The Biden administration’s nominee for the head of terrorism and financial intelligence Brian Nelson noted in his confirmation hearing yesterday that he would meticulously address the issue of crypto money laundering if given the role. Nelson categorically stated that he would give precedence to matters revolving around non-conformance to anti-money laundering laws.

The California-based attorney was queried on the recently passed Anti-Money Laundering Act of 2020. He responded that the law authorised officials to enact regulation measures for crypto regardless of their form. Alongside Nelson was Elizabeth Rosenberg, the Biden pick to serve as assistant secretary for terrorism financing at the Treasury. Rosenberg asserted that she would ensure the proper rules are enforced and that their implementation would be consistent.

“If I am confirmed, I will prioritise implementing that piece of legislation, including new regulations around cryptocurrency,” she said.

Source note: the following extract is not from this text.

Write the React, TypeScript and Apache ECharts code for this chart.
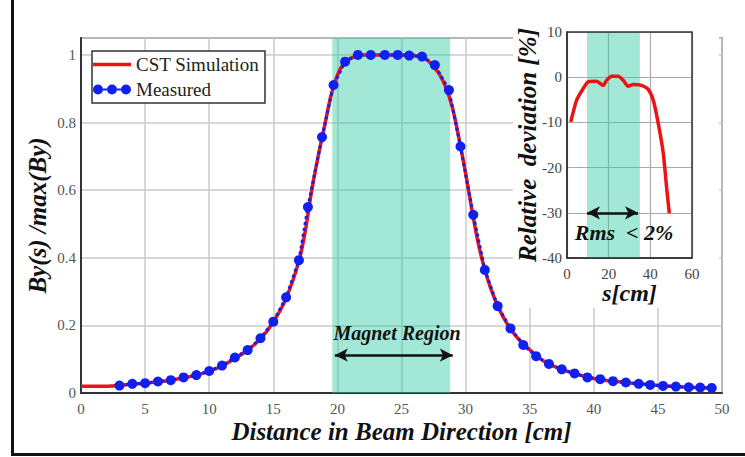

Government officials, notable industry figures, and other groups in the US have voiced their concerns about the use of cryptocurrencies in criminal activities. The scenario is almost the same outside the US borders. Countries like the UK, Canada and China have also been vocal on crypto regulation.

Talking about crypto crime, a recent study by Crypto Head has revealed that criminal activities associated with cryptocurrency are rising at an alarming rate. The report details that the US has the largest average rate of increase at 300% a year based on data from 2017 to 2021. Australia and the UK are also in the mix, albeit their numbers are much lower.

According to the report, more than 100,000 US cases of either thefts, scams, or pump-and-dump were lodged between 2017 and 2020. Last year alone accounts for a staggering 82,135 cases. The average rate of rise of crypto crime in the UK swings around 24%, considering data obtained between 2016 and 2020. The number of incidents reported during this period sums up to about 25,000. There are no figures for the reported cases in Australia before 2018. However, between then and the end of 2020, about 23,500 have been recorded.

The Crypto Head report warns that the actual figures in these countries could be higher as it only focused on the reported ones. It further pointed out that Bitcoin was the most commonly used crypto asset to facilitate crime in these countries. It is followed by Ethereum, together representing the two biggest cryptocurrencies by market capital.